Estados Unidos hoy es una sociedad profundamente dividida.
Durante los últimos veinte años, los centros urbanos y las costas han vivido una revolución de progresismo político y social. El laicismo, el reconocimiento de los derechos civiles de minorías sexuales y el creciente rechazo a la agenda de intervención exterior norteamericana son quizá los hitos de cambio social que caracterizan la transición de la Generación X a los Milenials urbanos. En gran medida, empujado por una generación que en su mayoría ha pasado por las aulas universitarias.
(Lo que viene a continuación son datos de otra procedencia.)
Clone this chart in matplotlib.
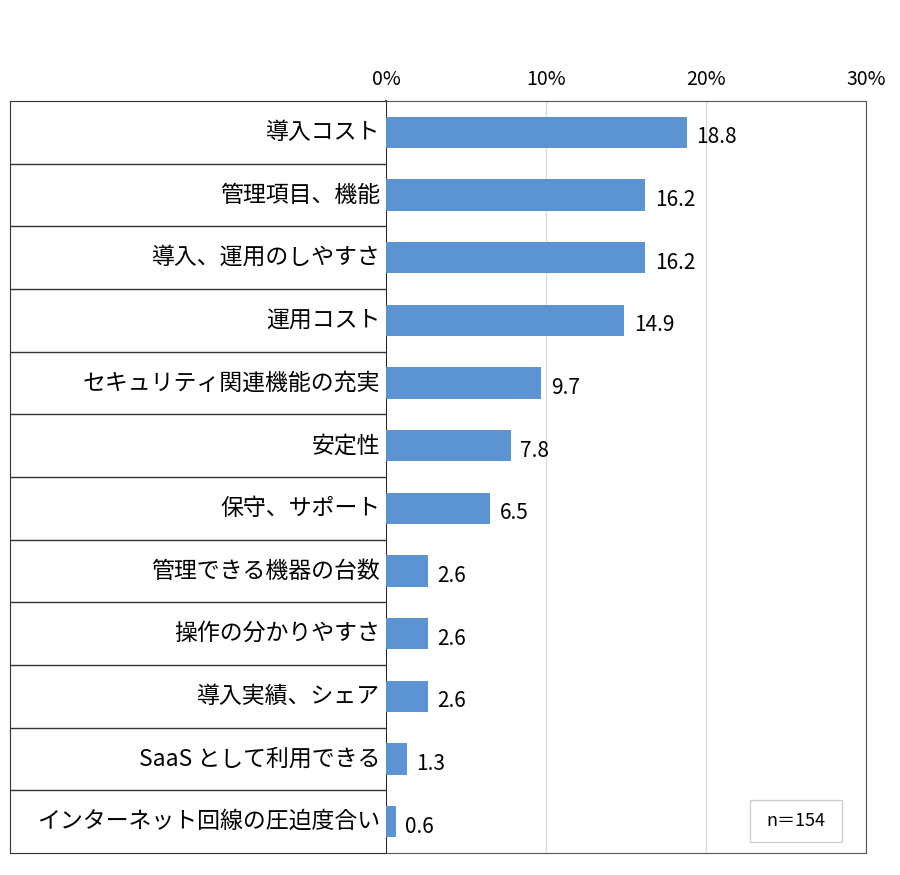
import matplotlib
matplotlib.use("Agg")
import matplotlib.pyplot as plt
from matplotlib.patches import Rectangle

plt.rcParams['font.family'] = ['Noto Sans CJK JP', 'DejaVu Sans']

# data
labels = ['導入コスト', '管理項目、機能', '導入、運用のしやすさ', '運用コスト',
          'セキュリティ関連機能の充実', '安定性', '保守、サポート',
          '管理できる機器の台数', '操作の分かりやすさ', '導入実績、シェア',
          'SaaS として利用できる', 'インターネット回線の圧迫度合い']
values = [18.8, 16.2, 16.2, 14.9, 9.7, 7.8, 6.5, 2.6, 2.6, 2.6, 1.3, 0.6]
xticks = [0, 10, 20, 30]
xtick_labels = ['0%', '10%', '20%', '30%']
n_note = 'n＝154'

W, H = 900, 875
fig = plt.figure(figsize=(9, 8.75), dpi=100)

left_px, right_px, top_px, bot_px = 386, 866, 101, 853
ax = fig.add_axes([left_px / W, 1 - bot_px / H, (right_px - left_px) / W, (bot_px - top_px) / H])
lab = fig.add_axes([10 / W, 1 - bot_px / H, (left_px - 10) / W, (bot_px - top_px) / H])

n = len(labels)
ypos = list(range(n))

ax.barh(ypos, values, height=0.5, color='#5b93d3', zorder=3)
ax.set_ylim(n - 0.5, -0.5)
ax.set_xlim(0, 30)
ax.set_xticks(xticks)
ax.set_xticklabels(xtick_labels, fontsize=14)
ax.xaxis.tick_top()
ax.tick_params(axis='x', length=0, pad=8)
ax.set_yticks([])
ax.grid(axis='x', color='#d9d9d9', linewidth=0.9, zorder=0)
for s in ['top', 'bottom', 'right']:
    ax.spines[s].set_color('#555555')
ax.spines['left'].set_color('black')
ax.spines['left'].set_linewidth(1.2)

for y, v in zip(ypos, values):
    ax.text(v + 0.6, y + 0.08, f'{v:.1f}', va='center', ha='left', fontsize=15)

# n note box
ax.add_patch(Rectangle((0.758, 0.0146), 0.192, 0.056, transform=ax.transAxes,
                       facecolor='white', edgecolor='#cccccc', linewidth=0.9, zorder=4))
ax.text(0.854, 0.0425, n_note, transform=ax.transAxes, ha='center', va='center',
        fontsize=13, zorder=5)

# label table on the left
lab.set_xlim(0, 1)
lab.set_ylim(n - 0.5, -0.5)
lab.set_xticks([])
lab.set_yticks([])
for s in lab.spines.values():
    s.set_color('#333333')
lab.spines['right'].set_visible(False)
for i in range(1, n):
    lab.axhline(i - 0.5, color='#333333', linewidth=1)
for y, t in zip(ypos, labels):
    lab.text(0.985, y, t, ha='right', va='center', fontsize=16.5)

fig.savefig('out.png', dpi=100)
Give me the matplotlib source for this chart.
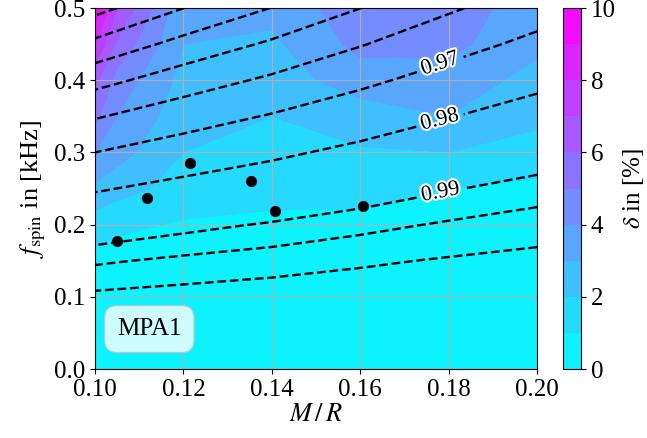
import numpy as np
import matplotlib.pyplot as plt
import matplotlib.patheffects as pe

plt.rcParams['font.family'] = 'serif'
plt.rcParams['font.serif'] = ['Liberation Serif', 'DejaVu Serif']
plt.rcParams['mathtext.fontset'] = 'stix'
plt.rcParams['font.size'] = 18

# spin frequency rows shared by both tables (kHz)
f_spin = [0.0, 0.05, 0.10, 0.15, 0.20, 0.25, 0.30, 0.35, 0.40, 0.45, 0.50]

# deviation delta in %
mr_delta = [0.100, 0.105, 0.12, 0.14, 0.16, 0.18, 0.20]
delta = [
    [0.1, 0.1, 0.1, 0.1, 0.1, 0.1, 0.1],
    [0.2, 0.2, 0.2, 0.2, 0.2, 0.2, 0.2],
    [0.4, 0.4, 0.3, 0.3, 0.3, 0.3, 0.3],
    [0.7, 0.6, 0.5, 0.4, 0.4, 0.4, 0.4],
    [1.5, 1.2, 0.9, 0.8, 0.7, 0.6, 0.5],
    [2.8, 2.4, 1.6, 1.3, 1.4, 1.0, 0.8],
    [4.0, 3.4, 2.0, 1.5, 1.9, 2.0, 1.5],
    [5.3, 4.0, 2.4, 2.0, 2.5, 3.0, 2.3],
    [6.3, 4.6, 2.7, 2.5, 3.5, 3.5, 2.7],
    [8.0, 5.8, 3.0, 2.8, 4.3, 4.3, 3.2],
    [9.8, 7.0, 3.2, 3.3, 4.6, 4.4, 3.6],
]

# ratio shown by the dashed contours
mr_ratio = [0.10, 0.12, 0.14, 0.16, 0.18, 0.20]
ratio = [
    [1.0000, 1.0000, 1.0000, 1.0000, 1.0000, 1.0000],
    [0.9992, 0.9993, 0.9994, 0.9995, 0.9996, 0.9997],
    [0.9967, 0.9972, 0.9976, 0.9980, 0.9983, 0.9986],
    [0.9925, 0.9937, 0.9946, 0.9955, 0.9963, 0.9969],
    [0.9867, 0.9888, 0.9904, 0.9920, 0.9934, 0.9945],
    [0.9792, 0.9825, 0.9850, 0.9875, 0.9897, 0.9914],
    [0.9700, 0.9748, 0.9785, 0.9820, 0.9851, 0.9877],
    [0.9592, 0.9656, 0.9707, 0.9755, 0.9797, 0.9832],
    [0.9467, 0.9551, 0.9617, 0.9680, 0.9736, 0.9781],
    [0.9325, 0.9432, 0.9515, 0.9594, 0.9665, 0.9723],
    [0.9167, 0.9299, 0.9402, 0.9499, 0.9587, 0.9658],
]
plain_levels = [0.92, 0.93, 0.94, 0.95, 0.96, 0.993, 0.996]
labelled = [0.97, 0.98, 0.99]

# simulated models
model_mr = [0.1050, 0.1118, 0.1215, 0.1353, 0.1407, 0.1606]
model_f = [0.177, 0.237, 0.285, 0.260, 0.219, 0.226]

fig = plt.figure(figsize=(6.47, 4.38), dpi=100)
ax = fig.add_axes([0.1468, 0.1575, 0.6832, 0.8242])
cax = fig.add_axes([0.870, 0.1575, 0.028, 0.8242])

cf = ax.contourf(mr_delta, f_spin, delta, levels=np.arange(0, 11, 1), cmap='cool', zorder=0)
ax.contour(mr_ratio, f_spin, ratio, levels=plain_levels, colors='k',
           linestyles='--', linewidths=1.7, zorder=2)
cs = ax.contour(mr_ratio, f_spin, ratio, levels=labelled, colors='k',
                linestyles='--', linewidths=1.7, zorder=2)
lbl = ax.clabel(cs, fmt='%.2f', inline=True, fontsize=16,
                manual=[(0.178, 0.424), (0.178, 0.345), (0.178, 0.25)])
for t in lbl:
    t.set_path_effects([pe.withStroke(linewidth=3, foreground='white')])

ax.plot(model_mr, model_f, 'o', color='k', markersize=7, zorder=3)

ax.grid(True, color='#b0b0b0', linewidth=0.8)
ax.set_xlim(0.10, 0.20)
ax.set_ylim(0.0, 0.5)
ax.set_xticks(np.arange(0.10, 0.201, 0.02))
ax.set_xlabel(r'$M\,/\,R$', fontsize=19, labelpad=2)
ax.set_ylabel(r'$f_{\mathrm{spin}}$ in [kHz]', fontsize=19)

ax.text(0.05, 0.094, 'MPA1', transform=ax.transAxes, fontsize=18, va='baseline', zorder=4,
        bbox=dict(boxstyle='round,pad=0.5', facecolor='white', alpha=0.8, edgecolor='#c0c0c0'))

cb = fig.colorbar(cf, cax=cax, ticks=range(0, 11, 2))
cb.set_label(r'$\delta$ in [%]', fontsize=18)

fig.savefig('out.png', dpi=100)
Mientras tanto, la discusión sobre la materialización de la desigualdad ha llevado a este mercado demográfico a presionar por una agenda más agresiva en relación con la salud pública universal y el sistema de seguros o la administración de la deuda estudiantil de esa generación que pasará años el crédito universitario.
Entretando, los suburbios o las zonas rurales del centro y centro-oeste mantienen su carácter eminentemente conservador. En su mayoría, encontramos a familias de granjeros, trabajadores de “cuello azul”, operarios industriales y pequeños comerciantes. Es un mercado demográfico que reciente la migración ilegal, en gran medida, porque fácilmente pueden ser desplazados de sus puestos de trabajo por ese ejército de ilegales venidos de la frontera sur. Este núcleo sigue teniendo en las fuerzas armadas un referente de valores cívicos y un hito aspiracional de elevador social (vía el acceso a educación superior gratuita). La oleada de laicismo urbano no ha llegado a estas latitudes, por lo que los valores cristianos siguen muy arraigados. De tal manera, el rechazo a la agenda de género es latente.
Dos mundos, dos formas de entender el entorno y dos visiones distintas sobre lo que aspiran del poder coexisten en el país que durante años ha sido el referente global de las ideas de república, democracia, economía de mercado y respeto a los derechos civiles. Esos dos mundos asumen dos colores en las elecciones: el azul demócrata de los centros urbanos y el rojo republicano de los suburbios y la ruralidad.
A nivel de Estados, la relación es evidente. Aquellos más urbanos (California, Nueva York, Massachussets, Pennsylvania) son totalmente azules; aquellos más rurales (Montana, las Dakotas, Oklahoma, Idaho, Wyoming, Kentucky, Tennessee) son totalmente rojos. Pero la brecha urbano rural destaca incluso en Estados bisagra. Por ejemplo, Florida tiene zonas urbanas por excelencia (Miami, Orlando, Tampa Bay, Jacksonville) donde los demócratas ganan sin problema; mientras en el resto de los suburbios se concentra el apoyo republicano. Caso similar ocurre con Texas, donde a pesar de ser Estado bastión republicano, las ciudades como Dallas, Houston y San Antonio son áreas de incidencia demócrata.
Esa realidad describe la política de los últimos 15 años en Estados Unidos. Barack Obama fue un Presidente urbano-céntrico. Su agenda enfocada en la reforma de salud, en el reconocimiento de los derechos de minorías y una actitud más liberal frente a la migración sirvió al primer público. Trump fue un Presidente de los suburbios. Su actitud más restrictiva frente a la migración, el rechazo a un plan uniforme de salud o una visión más conservadora de la sociedad agradaron al público número dos, quien por cierto (como ocurre tanto en América Latina) le agrada esa forma propia de los populismos autoritarios.
Y así, a un día de llegar Joe Biden a la Casa Blanca, el reto no es menor: compaginar dos visiones del mundo. Una, con 74 millones de voces, que percibe el resultado de noviembre pasado como un gran fraude contra el bastión del tradicionalismo. El otro mundo, con 81 millones de expresiones, se percibe como el referente interno de la modernidad, sin reconocer que a unos pocos kilómetros, existe otro norteamericano con una visión diametralmente opuesta de la realidad. Como no ocurría desde los años sesenta, el reto de la democracia más antigua del mundo, es encontrar la receta institucional para hacer encontrar a estos dos mundos que hoy son Estados Unidos.